- Data for the task
⟨
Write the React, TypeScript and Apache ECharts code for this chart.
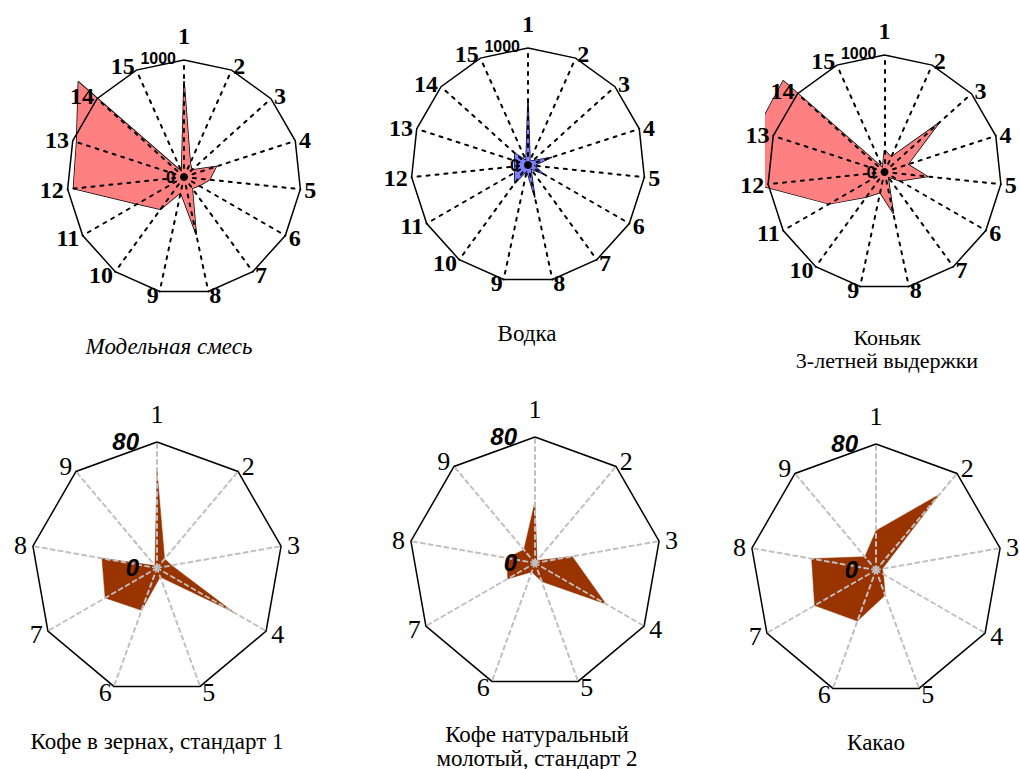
import React, { useEffect, useRef } from "react";
import * as echarts from "echarts";

const topAxes = ["1", "2", "3", "4", "5", "6", "7", "8", "9", "10", "11", "12", "13", "14", "15"];
const bottomAxes = ["1", "2", "3", "4", "5", "6", "7", "8", "9"];

const topMax = 1000;
const bottomMax = 80;

const mixValues = [820, 130, 90, 290, 220, 150, 120, 500, 135, 340, 460, 950, 965, 1215, 50];
const vodkaValues = [560, 40, 50, 210, 50, 150, 40, 280, 50, 190, 130, 112, 120, 150, 40];
const cognacValues = [185, 140, 620, 210, 370, 150, 50, 360, 180, 265, 545, 1080, 1150, 1165, 40];

const coffeeBeanValues = [62, 7.5, 9.5, 56, 6, 28.6, 38, 35.5, 2];
const coffeeGroundValues = [39, 2, 24, 52, 12.5, 6, 20, 18, 11];
const cocoaValues = [25, 62.5, 4, 5.5, 17, 34.5, 45, 41.5, 11];

const topTitles = [["Модельная смесь"], ["Водка"], ["Коньяк", "3-летней выдержки"]];
const bottomTitles = [["Кофе в зернах, стандарт 1"], ["Кофе натуральный", "молотый, стандарт 2"], ["Какао"]];

const SERIF = "Times New Roman, Liberation Serif, serif";
const SANS = "Arial, Liberation Sans, sans-serif";

// ECharts lays radar indicators counter-clockwise; reorder so they run clockwise.
const reorder = <T,>(arr: T[]): T[] => [arr[0], ...arr.slice(1).reverse()];

export default function App() {
  const ref = useRef<HTMLDivElement>(null);

  useEffect(() => {
    if (!ref.current) return;
    const chart = echarts.init(ref.current, undefined, { renderer: "svg" });

    const topCenters = [[184, 177], [528, 165], [884.5, 172]];
    const topR = 117;
    const bottomCenters = [[157, 568], [535, 563], [876, 570]];
    const bottomR = 126;

    const topSeriesData = [
      { values: mixValues, fill: "#ff8080", border: "#000000" },
      { values: vodkaValues, fill: "#8080ff", border: "#000033" },
      { values: cognacValues, fill: "#ff8080", border: "#000000" },
    ];
    const bottomSeriesData = [coffeeBeanValues, coffeeGroundValues, cocoaValues];

    const radars: any[] = [];
    const series: any[] = [];
    const graphics: any[] = [];

    topCenters.forEach((c, i) => {
      radars.push({
        center: c,
        radius: topR,
        startAngle: 90,
        shape: "polygon",
        splitNumber: 1,
        z: 10,
        nameGap: 4,
        indicator: reorder(topAxes).map((name) => ({ name, min: 0, max: topMax })),
        axisName: {
          color: "#000",
          fontFamily: SERIF,
          fontSize: 24,
          fontWeight: "bold",
          formatter: (n: string) => (n === "1" ? "{top|1}" : n),
          rich: { top: { fontFamily: SERIF, fontSize: 24, fontWeight: "bold", color: "#000", padding: [0, 0, 8, 0] } },
        },
        splitLine: { lineStyle: { color: "#000", width: 1.5 } },
        splitArea: { show: false },
        axisLine: { lineStyle: { color: "#000", width: 2, type: [3, 6] } },
        axisTick: { show: false },
        axisLabel: { show: false },
      });
      const d = topSeriesData[i];
      series.push({
        type: "radar",
        radarIndex: i,
        z: 2,
        symbol: "none",
        data: [
          {
            value: reorder(d.values),
            areaStyle: { color: d.fill, opacity: 1 },
            lineStyle: { color: d.border, width: 1.5 },
          },
        ],
      });
      graphics.push({
        type: "text",
        z: 20,
        x: c[0] - 8,
        y: c[1] - topR - 1.5,
        style: { text: String(topMax), align: "right", verticalAlign: "middle", fontFamily: SANS, fontSize: 16, fontWeight: "bold", fill: "#000" },
      });
      graphics.push({
        type: "text",
        z: 20,
        x: c[0] - 8.5,
        y: c[1],
        style: { text: "0", align: "right", verticalAlign: "middle", fontFamily: SANS, fontSize: 17, fontWeight: "bold", fill: "#000" },
      });
    });

    bottomCenters.forEach((c, i) => {
      radars.push({
        center: c,
        radius: bottomR,
        startAngle: 90,
        shape: "polygon",
        splitNumber: 1,
        z: 10,
        nameGap: 6,
        indicator: reorder(bottomAxes).map((name) => ({ name, min: 0, max: bottomMax })),
        axisName: {
          color: "#000",
          fontFamily: SERIF,
          fontSize: 26,
          formatter: (n: string) => (n === "1" ? "{top|1}" : n),
          rich: { top: { fontFamily: SERIF, fontSize: 26, color: "#000", padding: [0, 0, 9, 0] } },
        },
        splitLine: { lineStyle: { color: "#000", width: 1.5 } },
        splitArea: { show: false },
        axisLine: { lineStyle: { color: "#c0c0c0", width: 2, type: [4, 4] } },
        axisTick: { show: false },
        axisLabel: { show: false },
      });
      series.push({
        type: "radar",
        radarIndex: 3 + i,
        z: 2,
        symbol: "none",
        data: [
          {
            value: reorder(bottomSeriesData[i]),
            areaStyle: { color: "#993300", opacity: 1 },
            lineStyle: { color: "#993300", width: 0.5 },
          },
        ],
      });
      graphics.push({
        type: "text",
        z: 20,
        x: c[0] - 18,
        y: c[1] - bottomR - 1,
        style: { text: String(bottomMax), align: "right", verticalAlign: "middle", fontFamily: SANS, fontSize: 24, fontWeight: "bold", fontStyle: "italic", fill: "#000" },
      });
      graphics.push({
        type: "text",
        z: 20,
        x: c[0] - 18,
        y: c[1] - 1,
        style: { text: "0", align: "right", verticalAlign: "middle", fontFamily: SANS, fontSize: 24, fontWeight: "bold", fontStyle: "italic", fill: "#000" },
      });
    });

    // white mask: the original cognac picture was cropped on its left side
    graphics.push({
      type: "rect",
      z: 5,
      shape: { x: 700, y: 70, width: 65, height: 140 },
      style: { fill: "#fff" },
    });

    const titlePos = [
      [[169, 346]],
      [[527, 333]],
      [[887, 337], [887, 360]],
    ];
    topTitles.forEach((lines, i) => {
      lines.forEach((t, j) => {
        graphics.push({
          type: "text",
          z: 20,
          x: titlePos[i][j][0],
          y: titlePos[i][j][1],
          style: {
            text: t,
            align: "center",
            verticalAlign: "middle",
            fontFamily: SERIF,
            fontSize: i === 2 ? 22 : 23,
            fontStyle: i === 0 ? "italic" : "normal",
            fill: "#000",
          },
        });
      });
    });
    const bottomTitlePos = [
      [[157, 741]],
      [[537, 734], [537, 758]],
      [[876, 742]],
    ];
    bottomTitles.forEach((lines, i) => {
      lines.forEach((t, j) => {
        graphics.push({
          type: "text",
          z: 20,
          x: bottomTitlePos[i][j][0],
          y: bottomTitlePos[i][j][1],
          style: { text: t, align: "center", verticalAlign: "middle", fontFamily: SERIF, fontSize: 23, fill: "#000" },
        });
      });
    });

    chart.setOption({
      animation: false,
      backgroundColor: "#fff",
      radar: radars,
      series,
      graphic: graphics,
    });

    return () => chart.dispose();
  }, []);

  return <div ref={ref} style={{ position: "absolute", left: 0, top: 0, width: 1020, height: 769 }} />;
}
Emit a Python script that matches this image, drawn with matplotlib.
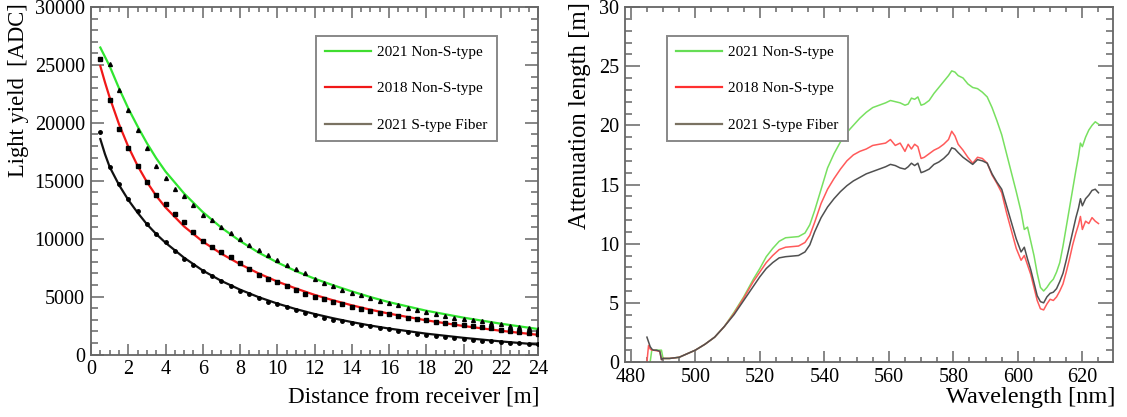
⟩
- What you need to do
Set down word for word the lines from the first entry through the line with "45, 41.5, 11];", both included, omitting pictures.

- Expected answer
Write the React, TypeScript and Apache ECharts code for this chart.
import React, { useEffect, useRef } from "react";
import * as echarts from "echarts";

const topAxes = ["1", "2", "3", "4", "5", "6", "7", "8", "9", "10", "11", "12", "13", "14", "15"];
const bottomAxes = ["1", "2", "3", "4", "5", "6", "7", "8", "9"];

const topMax = 1000;
const bottomMax = 80;

const mixValues = [820, 130, 90, 290, 220, 150, 120, 500, 135, 340, 460, 950, 965, 1215, 50];
const vodkaValues = [560, 40, 50, 210, 50, 150, 40, 280, 50, 190, 130, 112, 120, 150, 40];
const cognacValues = [185, 140, 620, 210, 370, 150, 50, 360, 180, 265, 545, 1080, 1150, 1165, 40];

const coffeeBeanValues = [62, 7.5, 9.5, 56, 6, 28.6, 38, 35.5, 2];
const coffeeGroundValues = [39, 2, 24, 52, 12.5, 6, 20, 18, 11];
const cocoaValues = [25, 62.5, 4, 5.5, 17, 34.5, 45, 41.5, 11];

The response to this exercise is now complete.